Persönliche Freiheit, Konsensehe, Familie, Privateigentum, Erbrecht, Niederlassungsfreiheit, Handels- und Gewerbefreiheit und nicht zuletzt auch Meinungsäusserungsfreiheit sind als Bausteine der Privatautonomie nicht vom Staat verliehen worden. Sie haben sich mit dem Staat, neben dem Staat und gegen den Staat schrittweise entwickelt, und sie sind von den Betroffenen und Beteiligten zunächst den Stammesfürsten und dann den tendenziell freiheitsfeindlichen religiösen und politischen Obrigkeiten abgerungen worden. Diese Elemente der Freiheit sind als liberale Errungenschaften durch das Tauschprinzip, durch die Markt- und Geldwirtschaft und einer aufgrund der technologischen Entwicklung (vom gedruckten Buch bis zum Internet und Mobiltelefon) immer weniger kontrollierbaren Kommunikation entstanden. Die offene interfamiliäre und interkulturelle Kommunikation hat den Abbau von Vorurteilen und Tabus gefördert, weil Menschen, die tauschen und einvernehmlich ihre Arbeit teilen, auch darauf angewiesen sind, rational miteinander zu kommunizieren. Offene Märkte und politisch schwer kontrollierbare Telekommunikation sind die Promotoren der Freiheit.
Politische Institutionen legitimieren meist nachträglich, was sich wegen spontaner Entwicklungsprozesse mit tragbarem Aufwand nicht mehr verbieten lässt. Aufklärung im Sinne der schrittweisen Überwindung von Aberglauben und Vorurteilen wird durch den herrschaftsfreien Tausch von Gütern und Dienstleistungen vorangetrieben. Offene Märkte unter vielfältigen Kulturbereichen und ungehinderte Kommunikationsmöglichkeiten garantieren zwar als solche noch keine liberale Zivilgesellschaft, aber sie schaffen gute Voraussetzungen dafür.
Meine eigene liberale Vorliebe für ein spontanes, eigenständiges und möglichst staatsunabhängiges Zusammenleben hängt mit der «Philosophie des Nonzentralismus» zusammen. Zentralisierung vermindert die Vielfalt möglicher Lernexperimente. Gelernt wird individuell und gemeinschaftlich durch das Vergleichen, durch die Vermeidung des erfahrungsgemäss Erfolglosen und Schädlichen und durch das Kopieren des Nützlichen. Das ist auf die Dauer weniger riskant als alle politische Harmonisierung, Zentralisierung, Vereinheitlichung, Verbindlicherklärung und Förderung des jeweils vorherrschenden ideologischen oder «wissenschaftlich erhärteten» sozialwissenschaftlichen Irrtums.
Jede Familie macht wieder andere Fehlerkombinationen und begeht eigene alte und neue Irrtümer.
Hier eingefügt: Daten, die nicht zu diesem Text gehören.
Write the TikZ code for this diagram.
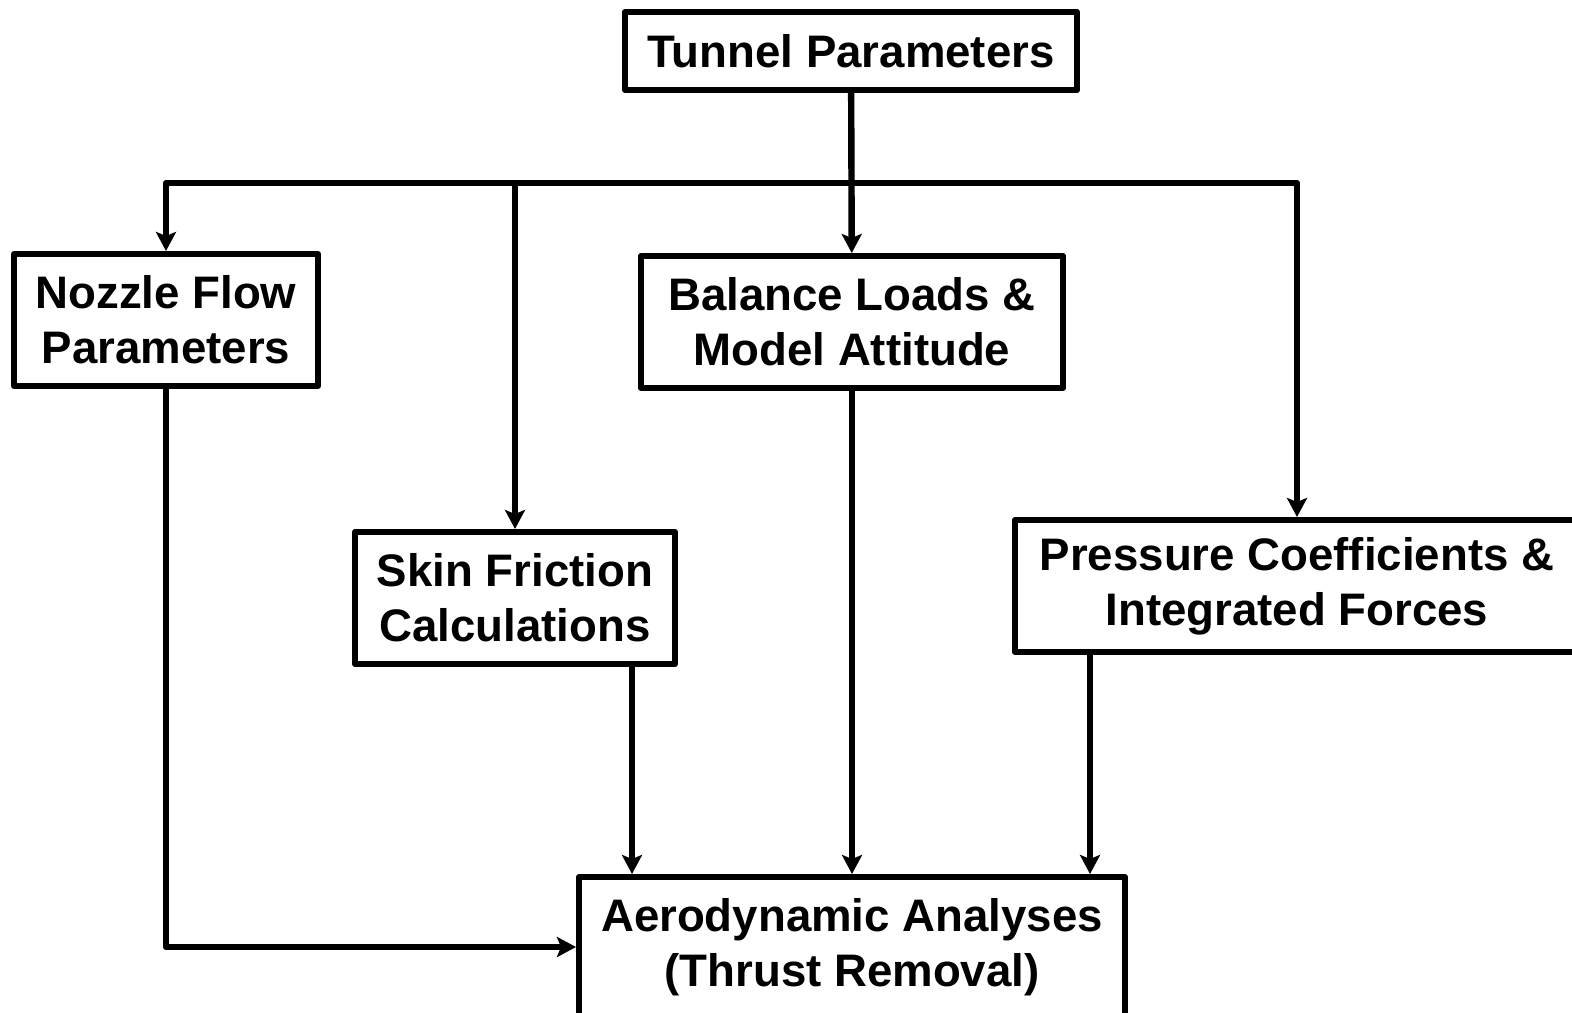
\documentclass[tikz,border=0pt]{standalone}
\usepackage{fontspec}
\setmainfont{Liberation Sans}
\usetikzlibrary{arrows.meta,calc}
\tikzset{
  >={Stealth[length=9.5pt,width=10pt,inset=2pt]},
  bx/.style={draw,line width=3pt,align=center,inner sep=0pt,
    font=\fontsize{22.8}{27.5}\selectfont\bfseries},
  every picture/.style={line width=3.2pt,line join=round},
}
\begin{document}
\begin{tikzpicture}[x=0.5pt,y=-0.5pt]
\useasboundingbox (0,0) rectangle (1572,1012);
\node[bx,minimum width=226pt,minimum height=39pt] (tun) at (851,51) {Tunnel Parameters};
\node[bx,minimum width=152pt,minimum height=66pt] (noz) at (166,320) {Nozzle Flow\\Parameters};
\node[bx,minimum width=211pt,minimum height=66pt] (bal) at (852,322) {Balance Loads \&\\Model Attitude};
\node[bx,minimum width=160pt,minimum height=66pt] (skin) at (515,598) {Skin Friction\\Calculations};
\node[bx,minimum width=282pt,minimum height=66pt] (pc) at (1297,586) {Pressure Coefficients \&\\Integrated Forces};
\node[bx,minimum width=273pt,minimum height=70pt] (aero) at (852,947) {Aerodynamic Analyses\\(Thrust Removal)};
\coordinate (bus) at (852,183);
\draw[<->] (noz) |- (bus) -| (pc);
\draw[->] (tun) -- (bal);
\draw[->] (bus -| skin) -- (skin);
\draw[->] ([xshift=-23pt]skin.south east) coordinate (s1) -- (s1 |- aero.north);
\draw[->] (bal) -- (aero);
\draw[->] ([xshift=39pt]pc.south west) coordinate (p1) -- (p1 |- aero.north);
\draw[->] (noz) |- (aero);
\end{tikzpicture}
\end{document}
So bleibt der Lernprozess durch Wettbewerb um die erfolgreichsten Familienstrategien bzw. Familienfluchtstrategien stets offen. Private Vielfalt tritt an die Stelle von staatlich geförderter Einfalt. Das ist eine grosse Chance für die Entwicklungs- und Lernfähigkeit einer letztlich doch auf Familien basierenden Gemeinschaft.
Familie und individuelle Freiheit stehen in einem Spannungsverhältnis. und oft wird das Familienleben als Eingriff in ein eigenständiges Privatleben empfunden. Dennoch stehen frei gewählte und persönlich gestaltete Abhängigkeiten nicht im Widerspruch zur Freiheitsidee. Der Mensch ist als soziales Wesen nie völlig unabhängig. Entscheidend ist die persönlich verantwortete Wahl der eingegangenen Verpflichtungen und Verbindlichkeiten. Die Übernahme der Verantwortung für die jeweiligen Folgen ist damit notwendigerweise verknüpft. Sie bringt stets eine selbst bestimmte Mischung von Freiheit und Bindung mit sich.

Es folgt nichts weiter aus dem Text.